WHAT IS EXPECTED:
Begin with the first line below and retype each line exactly through the line containing "44, 44, 44];". Any pictures are to be left out.

*** INFORMATION SUPPLIED ***

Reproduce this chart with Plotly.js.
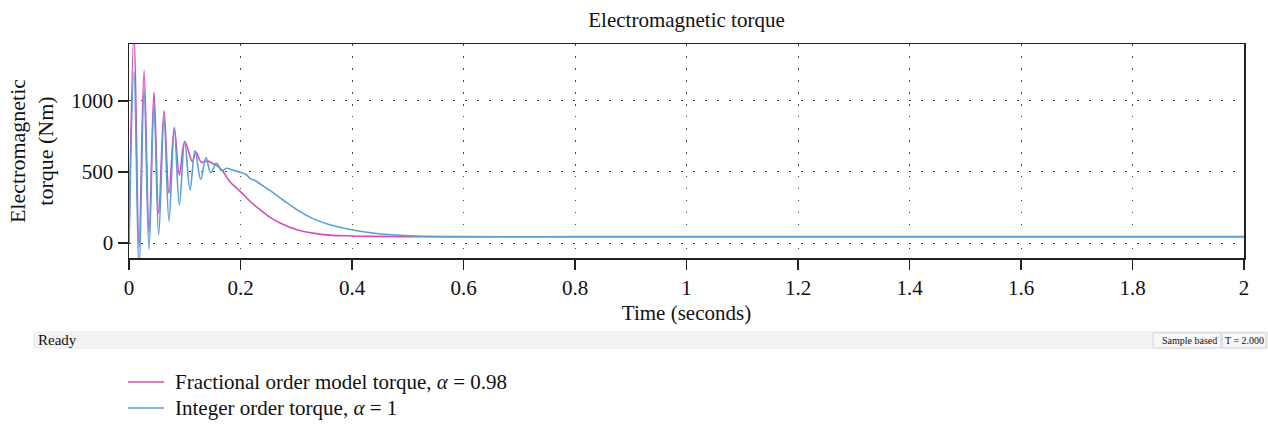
<!DOCTYPE html>
<html>
<head>
<meta charset="utf-8">
<script src="https://cdn.plot.ly/plotly-3.0.1.min.js"></script>
<style>html,body{margin:0;padding:0;background:#fff;}#chart{width:1268px;height:424px;}</style>
</head>
<body>
<div id="chart"></div>
<script>
// ---- data ----
const fracTime = [0, 0.009, 0.018, 0.027, 0.036, 0.0448, 0.0532, 0.0628, 0.0717, 0.0813, 0.0903, 0.100, 0.1136, 0.120, 0.130, 0.140, 0.150, 0.160, 0.169, 0.181, 0.199, 0.217, 0.235, 0.253, 0.271, 0.301, 0.330, 0.360, 0.399, 0.432, 0.5, 0.6, 0.8, 1.0, 1.5, 2.0];
const fracTorque = [0, 1480, -30, 1213, 73, 1061, 209, 930, 350, 812, 479, 714, 573, 640, 568, 578, 560, 540, 502, 431, 365, 294, 235, 181, 141, 94, 70, 56, 50, 47, 45, 44, 44, 44, 44, 44];

const intTime = [0, 0.009, 0.018, 0.027, 0.0359, 0.0448, 0.0532, 0.0628, 0.0717, 0.0813, 0.0903, 0.0999, 0.1094, 0.1184, 0.1286, 0.138, 0.1465, 0.157, 0.166, 0.175, 0.187, 0.199, 0.210, 0.217, 0.226, 0.241, 0.259, 0.277, 0.301, 0.330, 0.360, 0.390, 0.420, 0.452, 0.512, 0.6, 0.8, 1.0, 1.5, 2.0];
const intTorque = [0, 1206, -200, 1077, -45, 972, 56, 878, 155, 800, 268, 714, 373, 650, 448, 601, 495, 561, 509, 526, 512, 498, 482, 455, 440, 400, 353, 301, 235, 172, 129, 101, 80, 64, 50, 45, 45, 45, 45, 45];

const fracName = 'Fractional order model torque, <i>α</i> = 0.98';
const intName = 'Integer order torque, <i>α</i> = 1';
const xTickStep = 0.2;
const yTicks = [0, 500, 1000];

// ---- layout helpers (pixel -> paper) ----
const W = 1268, H = 424, L = 129, R = 24, T = 44, B = 166;
const PW = W - L - R, PH = H - T - B;
const px = p => (p - L) / PW;
const py = p => (H - B - p) / PH;

const FONT = 'Liberation Serif, Times New Roman, serif';
const FRAC_COLOR = '#d34db6';
const INT_COLOR = '#5a9fd8';

const traces = [
  {x: fracTime, y: fracTorque, name: fracName, type: 'scatter', mode: 'lines',
   line: {color: FRAC_COLOR, width: 1.6, shape: 'spline', smoothing: 1}},
  {x: intTime, y: intTorque, name: intName, type: 'scatter', mode: 'lines',
   line: {color: INT_COLOR, width: 1.6, shape: 'spline', smoothing: 1}}
];

const axisCommon = {
  showline: true, linecolor: '#222', linewidth: 1.5, mirror: true, automargin: false,
  ticks: 'outside', ticklen: 10, tickcolor: '#222', tickwidth: 1.3,
  showgrid: true, gridcolor: '#444', gridwidth: 1, griddash: '1.5px,10.5px',
  zeroline: false, tickfont: {family: FONT, size: 21, color: '#111'}
};

// manual legend (kept outside the auto-margin logic)
const legendItems = [
  {name: fracName, color: FRAC_COLOR, y: 382},
  {name: intName, color: INT_COLOR, y: 408}
];

const shapes = [
  {type: 'rect', xref: 'paper', yref: 'paper', x0: px(33), x1: px(1268), y0: py(349), y1: py(331),
   fillcolor: '#f2f2f2', line: {width: 0}, layer: 'below'},
  {type: 'rect', xref: 'paper', yref: 'paper', x0: px(1153), x1: px(1221), y0: py(348), y1: py(333),
   fillcolor: '#f7f7f7', line: {color: '#d4d4d4', width: 1}},
  {type: 'rect', xref: 'paper', yref: 'paper', x0: px(1222), x1: px(1266), y0: py(348), y1: py(333),
   fillcolor: '#f7f7f7', line: {color: '#d4d4d4', width: 1}}
];
const annotations = [
  {text: 'Ready', xref: 'paper', yref: 'paper', x: px(36), y: py(340), xanchor: 'left', yanchor: 'middle',
   showarrow: false, font: {family: FONT, size: 15, color: '#111'}},
  {text: 'Sample based', xref: 'paper', yref: 'paper', x: px(1219), y: py(340.5), xanchor: 'right', yanchor: 'middle',
   showarrow: false, font: {family: FONT, size: 10, color: '#111'}},
  {text: 'T = 2.000', xref: 'paper', yref: 'paper', x: px(1244), y: py(340.5), xanchor: 'center', yanchor: 'middle',
   showarrow: false, font: {family: FONT, size: 10, color: '#111'}}
];
legendItems.forEach(it => {
  shapes.push({type: 'line', xref: 'paper', yref: 'paper', x0: px(128), x1: px(164), y0: py(it.y), y1: py(it.y),
               line: {color: it.color, width: 1.6}});
  annotations.push({text: it.name, xref: 'paper', yref: 'paper', x: px(173), y: py(it.y), xanchor: 'left', yanchor: 'middle',
                    showarrow: false, font: {family: FONT, size: 21, color: '#111'}});
});

const layout = {
  width: W, height: H,
  margin: {l: L, r: R, t: T, b: B},
  paper_bgcolor: '#fff', plot_bgcolor: '#fff',
  font: {family: FONT, color: '#111'},
  title: {text: 'Electromagnetic torque', font: {family: FONT, size: 21, color: '#111'},
          x: px(686.5), xref: 'paper', xanchor: 'center', y: 1 - 20 / H, yref: 'container', yanchor: 'middle'},
  xaxis: Object.assign({}, axisCommon, {
    range: [0, 2], dtick: xTickStep, tick0: 0,
    title: {text: 'Time (seconds)', font: {family: FONT, size: 21, color: '#111'}, standoff: 6}
  }),
  yaxis: Object.assign({}, axisCommon, {
    range: [-105, 1400], tickvals: yTicks,
    title: {text: 'Electromagnetic<br>torque (Nm)', font: {family: FONT, size: 22, color: '#111'}, standoff: 11}
  }),
  showlegend: false,
  shapes: shapes,
  annotations: annotations
};

Plotly.newPlot('chart', traces, layout, {displayModeBar: false, staticPlot: true});
</script>
</body>
</html>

***

ANSWER TO THIS TASK:
Reproduce this chart with Plotly.js.
<!DOCTYPE html>
<html>
<head>
<meta charset="utf-8">
<script src="https://cdn.plot.ly/plotly-3.0.1.min.js"></script>
<style>html,body{margin:0;padding:0;background:#fff;}#chart{width:1268px;height:424px;}</style>
</head>
<body>
<div id="chart"></div>
<script>
// ---- data ----
const fracTime = [0, 0.009, 0.018, 0.027, 0.036, 0.0448, 0.0532, 0.0628, 0.0717, 0.0813, 0.0903, 0.100, 0.1136, 0.120, 0.130, 0.140, 0.150, 0.160, 0.169, 0.181, 0.199, 0.217, 0.235, 0.253, 0.271, 0.301, 0.330, 0.360, 0.399, 0.432, 0.5, 0.6, 0.8, 1.0, 1.5, 2.0];
const fracTorque = [0, 1480, -30, 1213, 73, 1061, 209, 930, 350, 812, 479, 714, 573, 640, 568, 578, 560, 540, 502, 431, 365, 294, 235, 181, 141, 94, 70, 56, 50, 47, 45, 44, 44, 44, 44, 44];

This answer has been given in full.